We played around with permissions for a while, but ultimately decided to do another workaround: write the export to a bucket under our control and then copy the files over later. We could even set up the lambda to copy them at the same time we were cleaning up the resources we’d made during the process.

The last little bit of the problem was to copy those files from one bucket to another. I assumed boto3 would have a method for this, and did some googling. Per Stack Overflow, that’s not boto3’s job, and we should be using the aws cli tool.

Fair enough. I wrote up a one-liner using the aws cli and updated the lambda to shell out to that instead. It failed with an error saying there was no program with that name. The lambda runtime I was in didn’t include the aws cli.
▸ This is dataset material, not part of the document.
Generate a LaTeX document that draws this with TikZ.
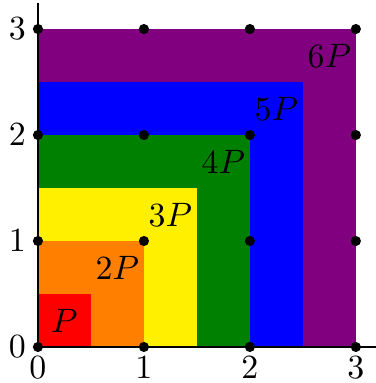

Following some advice in a blog post from 2016 (experienced lambda users might already see where this is going), I wrote a script to package up the aws tool and its dependencies, including it in the lambda’s assets: package-aws.sh. I suspect this might have worked fine, but I realized while I was working on it that this was what lambda layers are for.

Luckily, AWS CDK offers a pre-built layer for doing just that: @awk-sdk/lambda-layer-aws-cli. I added it to my CDK stack and re-deployed.
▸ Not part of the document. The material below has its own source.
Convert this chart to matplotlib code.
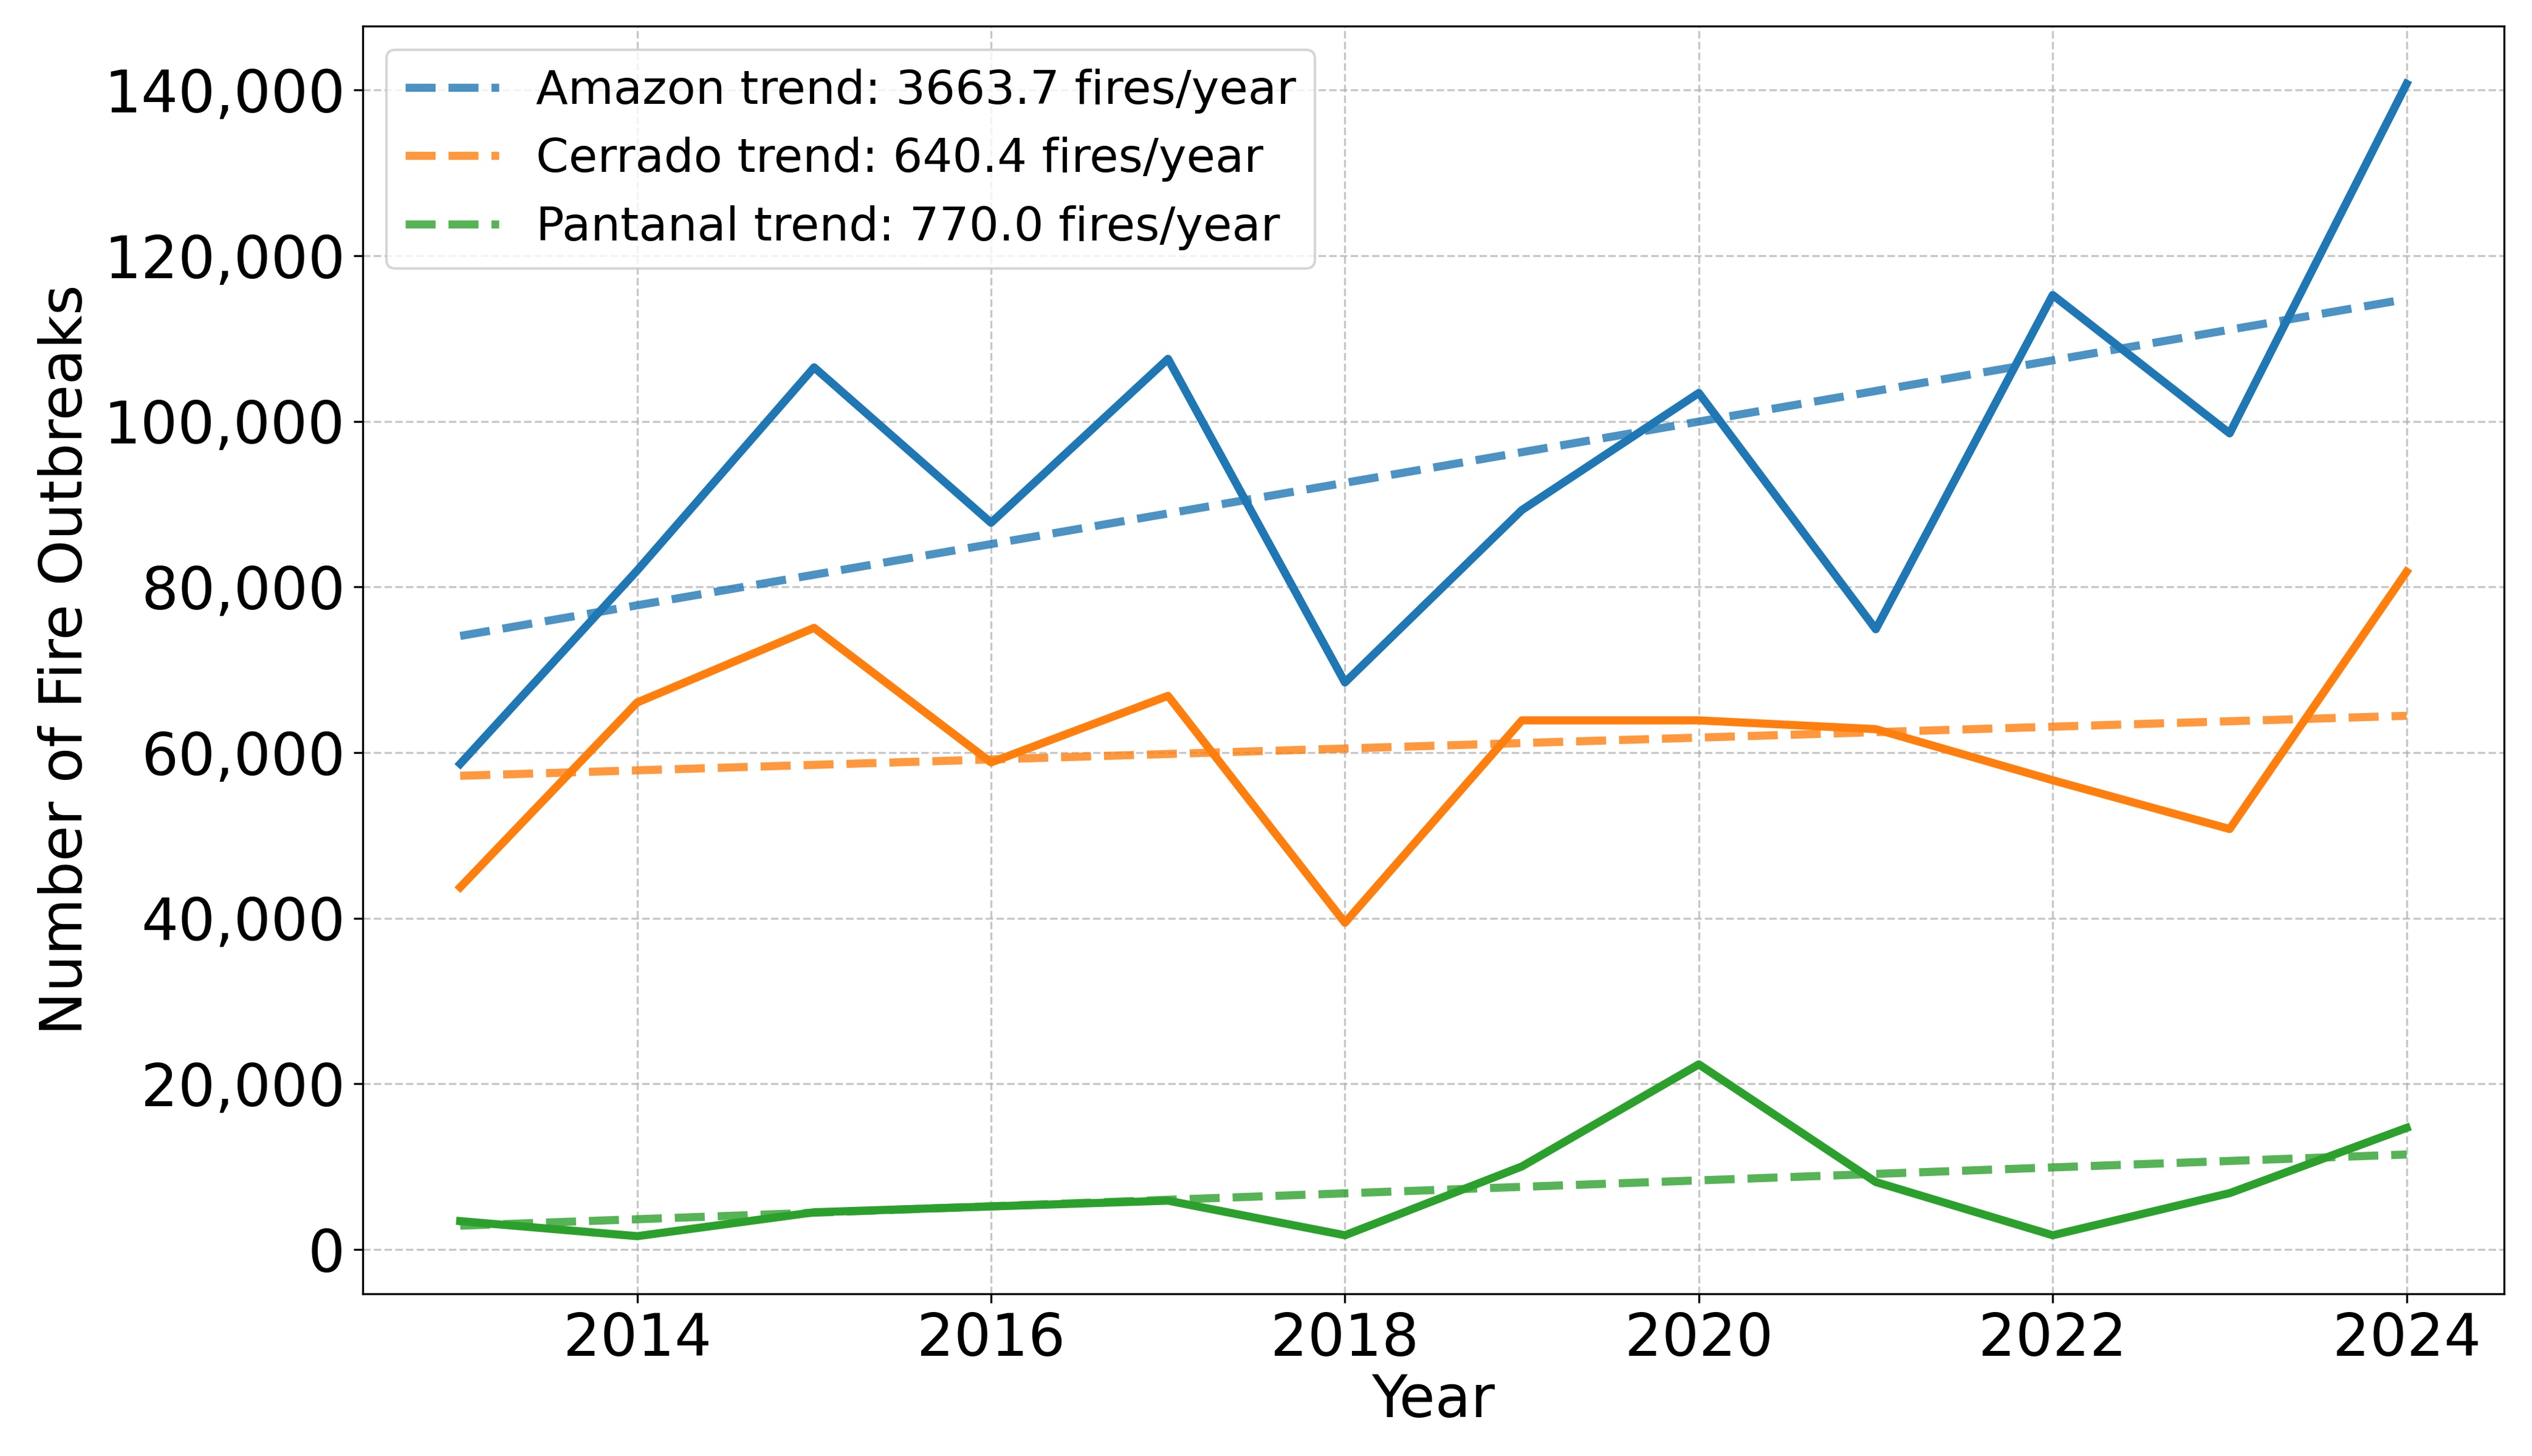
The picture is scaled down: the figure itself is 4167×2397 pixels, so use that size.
import matplotlib.pyplot as plt
import numpy as np
from matplotlib.ticker import FuncFormatter

years = np.arange(2013, 2025)

amazon = [58650, 82000, 106530, 87760, 107560, 68480, 89300, 103440, 74900, 115270, 98560, 140770]
cerrado = [43750, 66060, 75070, 58820, 66860, 39460, 63900, 63900, 62840, 56670, 50780, 81850]
pantanal = [3430, 1610, 4500, 5200, 5900, 1720, 10030, 22360, 8150, 1720, 6810, 14690]

biomes = ['Amazon', 'Cerrado', 'Pantanal']
slopes_txt = ['3663.7', '640.4', '770.0']
colors = ['#1f77b4', '#ff7f0e', '#2ca02c']

fig, ax = plt.subplots(figsize=(13.893, 7.99), dpi=300)
fig.subplots_adjust(left=0.1433, right=0.9887, top=0.982, bottom=0.1114)

for name, vals, s, c in zip(biomes, [amazon, cerrado, pantanal], slopes_txt, colors):
    ax.plot(years, vals, color=c, linewidth=3.2)
    p = np.polyfit(years, vals, 1)
    ax.plot(years, np.polyval(p, years), '--', color=c, linewidth=3.2, alpha=0.8,
            label=f'{name} trend: {s} fires/year')

ax.set_xlabel('Year', fontsize=23, labelpad=2)
ax.set_ylabel('Number of Fire Outbreaks', fontsize=23)
ax.tick_params(labelsize=23)
ax.yaxis.set_major_formatter(FuncFormatter(lambda v, pos: f'{int(v):,}'))
ax.grid(True, linestyle='--', alpha=0.7)
ax.legend(loc='upper left', fontsize=18.5)

plt.savefig('out.png', dpi=300)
This failed because my lambda was using the python 3.8 runtime, and the pre-built layer uses an old version of the AWS CLI that’s only compatible with 2.7. But! It did offer a great example of how to put together a layer that’s accessible from CDK.

I copied their file structure and went about making a layer and CDK package of my own. I got the docker image working with the new CLI version. But when I went to package and publish the app, I found that a bunch of the tools I needed were unpublished, and only available from within the aws-cdk package. So I cloned down that repo and copied my code over there.

That’s the story so far. At this point I’m back to getting an AccessDenied error when I try to copy the files into the client’s bucket. But it works when I copy them into another bucket that I own, so (fingers crossed) it’s probably something on their end.

Update: The client fiddled with some permissions on their side and we got it working!